SCOTUS unanimously upholds religious freedom for Catholic Social Services

Though the ruling in itself was not surprising to many seasoned Court watchers, the fact that it was handed down with a vote of 9-0 was not as expected.

In a unanimous ruling by the US Supreme Court today in the case of Fulton v. Philadelphia, the Court held that the City of Philadelphia violated the First Amendment for refusal to contract with Catholic Social Services (CSS) to provide foster care services because of the agency’s unwillingness to certify same-sex couples as foster parents.

Though the ruling in itself was not surprising to many seasoned Court watchers, the fact that it was handed down with a vote of 9-0 was a bit unexpected. Ed Whalen, writing at National Review Online, points out that, in spite of the unanimity of the holding itself, there were some divergences amongst the Justices as to the legal reasoning involved:

The unanimity on the bottom-line judgment is a big surprise. But it masks a deep divide over whether the Court should have used this case to revisit Employment Division v. Smith, the controversial 1990 case in which a five-justice majority, in an opinion by Justice Scalia, ruled that laws that are neutral and generally applicable do not violate the Free Exercise Clause even if they burden religious liberty.
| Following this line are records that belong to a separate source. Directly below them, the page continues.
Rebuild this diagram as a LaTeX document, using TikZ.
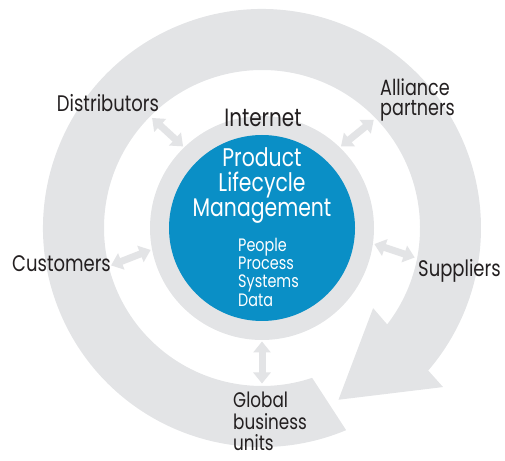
\documentclass[tikz,border=0pt]{standalone}
\usepackage{fontspec}
\setmainfont{Poppins}[FakeStretch=0.8]
\usetikzlibrary{arrows.meta}
\definecolor{ringgray}{HTML}{E3E4E6}
\definecolor{plmblue}{HTML}{0A8FC6}
\definecolor{ink}{HTML}{231F20}
\begin{document}
\begin{tikzpicture}[x=1pt,y=1pt,
  linkbg/.style={line width=10pt, draw=white, {Triangle[width=21pt,length=14pt]}-{Triangle[width=21pt,length=14pt]}},
  linkfg/.style={line width=7pt, draw=ringgray, shorten <=1.5pt, shorten >=1.5pt, {Triangle[width=17pt,length=11pt]}-{Triangle[width=17pt,length=11pt]}},
  disc/.style={circle, inner sep=0pt, outer sep=0pt},
  lbl/.style={text=ink, inner sep=0pt, font=\fontsize{22.5}{24}\selectfont},
  inlbl/.style={text=white, inner sep=0pt},
]
\useasboundingbox (0,0) rectangle (505,460);
\coordinate (c) at (262,232);
% big circular arrow
\fill[ringgray, shift={(c)}] (-71.5:158pt) -- (-67.4:219pt)
  arc[start angle=-67.4, end angle=-400.6, radius=219pt]
  -- (-41.3:241pt) -- (-66:188pt) -- (-35.8:137pt) -- (-37.6:158pt)
  arc[start angle=-397.6, end angle=-71.5, radius=158pt] -- cycle;
\node[disc, fill=ringgray, minimum size=224pt] (ring) at (c) {};
\node[disc, fill=plmblue, minimum size=186pt] (plm) at (c) {};
\node[disc, minimum size=314pt] (orbit) at (c) {};
% connectors
\foreach \a/\b in {134/135.5, 46/44, 352/349, 191/194, 270/270}{
  \draw[linkbg] (ring.\a) -- (orbit.\b);
  \draw[linkfg] (ring.\a) -- (orbit.\b);
}
% texts
\node[inlbl, align=center, font=\fontsize{25.5}{25}\selectfont] (title) at (262,274) {Product\\Lifecycle\\Management};
\node[inlbl, align=left, anchor=west, font=\fontsize{18}{18.3}\selectfont] (pps) at (238,188) {People\\Process\\Systems\\Data};
\node[lbl, font=\fontsize{25}{27}\selectfont, anchor=base] (internet) at (263,333) {Internet};
\node[lbl, anchor=base] (dist) at (108,348) {Distributors};
\node[lbl, anchor=north west, align=left, font=\fontsize{22}{20}\selectfont] (alli) at (380,381) {Alliance\\partners};
\node[lbl, anchor=base west] (cust) at (12,188) {Customers};
\node[lbl, anchor=base west] (supp) at (418,183) {Suppliers};
\node[lbl, anchor=north west, align=left, font=\fontsize{21}{21.5}\selectfont] (glob) at (233,68) {Global\\business\\units};
\end{tikzpicture}
\end{document}
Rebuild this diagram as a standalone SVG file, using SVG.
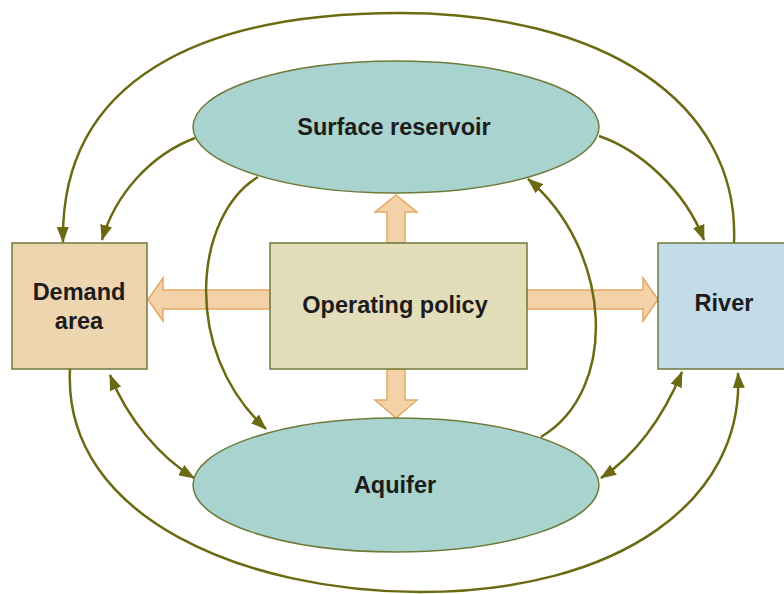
<svg xmlns="http://www.w3.org/2000/svg" width="784" height="594" viewBox="0 0 784 594">
<style>
.lbl{font-family:"Liberation Sans",Arial,sans-serif;font-weight:bold;font-size:23.5px;fill:#1c1c1c;text-anchor:middle}
.node{stroke:#6e7a3a;stroke-width:1.5}
.conn{fill:none;stroke:#6b6a12;stroke-width:2.5}
.fat{fill:#f2d2a6;stroke:#e3a966;stroke-width:1.5}
</style>
<defs>
<marker id="ah" viewBox="0 0 16 12" refX="15" refY="6" markerWidth="16" markerHeight="12" markerUnits="userSpaceOnUse" orient="auto-start-reverse">
<path d="M0,0 L16,6 L0,12 Z" fill="#6b6a12"/>
</marker>
</defs>
<rect width="784" height="594" fill="#ffffff"/>
<g id="fat-arrows">
<path class="fat" d="M270,290 L163,290 L163,278 L148,299.5 L163,321 L163,309 L270,309 Z"/>
<path class="fat" d="M527,290 L643,290 L643,278 L658,299.5 L643,321 L643,309 L527,309 Z"/>
<path class="fat" d="M387,243 L387,212 L375,212 L396,195 L417,212 L405,212 L405,243 Z"/>
<path class="fat" d="M387,369 L387,400 L375,400 L396,418 L417,400 L405,400 L405,369 Z"/>
</g>
<g id="connectors">
<path class="conn" marker-end="url(#ah)" d="M734,243 C740,100 600,13 400,13 C200,13 60,80 63,242"/>
<path class="conn" marker-end="url(#ah)" d="M195,138 C150,155 115,195 102,240"/>
<path class="conn" marker-end="url(#ah)" d="M599,136 C640,150 685,190 704,240"/>
<path class="conn" marker-end="url(#ah)" d="M258,177 C195,215 180,350 266,429"/>
<path class="conn" marker-end="url(#ah)" d="M541,437 C620,390 612,250 528,179"/>
<path class="conn" marker-start="url(#ah)" marker-end="url(#ah)" d="M110,375 C128,420 160,457 194,478"/>
<path class="conn" marker-start="url(#ah)" marker-end="url(#ah)" d="M682,372 C666,410 640,452 601,478"/>
<path class="conn" marker-end="url(#ah)" d="M70,369 C62,520 250,592 420,592 C620,592 745,500 738,373"/>
</g>
<g id="surface-reservoir">
<ellipse class="node" cx="396" cy="127" rx="203" ry="66" fill="#a9d3cf"/>
<text class="lbl" x="394" y="135">Surface reservoir</text>
</g>
<g id="aquifer">
<ellipse class="node" cx="396" cy="485" rx="203" ry="67" fill="#a9d3cf"/>
<text class="lbl" x="395" y="493">Aquifer</text>
</g>
<g id="demand-area">
<rect class="node" x="12" y="243" width="135" height="126" fill="#edd5b0"/>
<text class="lbl" x="79" y="300">Demand</text>
<text class="lbl" x="79" y="329">area</text>
</g>
<g id="operating-policy">
<rect class="node" x="270" y="243" width="257" height="126" fill="#e3ddb9"/>
<text class="lbl" x="395" y="313">Operating policy</text>
</g>
<g id="river">
<rect class="node" x="658" y="243" width="130" height="126" fill="#c4dbea"/>
<text class="lbl" x="724" y="311">River</text>
</g>
</svg>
Thus, while the ruling itself is a great victory for religious liberty, the divisions among the court even amidst agreement demonstrate that some of the issues pertaining to this case will remain live items for debate moving forward, especially regarding whether Smith should ultimately be retained as precedent. The Smith ruling held that laws that are neutral and generally applicable do not violate the Free Exercise Clause even if they burden religious liberty. But there seems to be some skepticism about this dual-pronged test on the current bench. As Whalen succinctly summarizes: “Overall, there would appear to be at least five justices ready (Thomas, Alito, and Gorsuch) or disposed (Barrett and Kavanaugh) to overturn Smith. But Barrett and Kavanaugh are not yet confident what rules should replace Smith.”

With an administration in the White House determined to advance an anti-family and anti-life at every turn, we can be sure that the question of religious freedom in such contexts will be coming up again; and so it will now be in the interest of Court watchers to keep an eye on how Smith is treated in the lower courts, to see whether the Supreme Court will be able to evade the ultimate question of its fate in the future.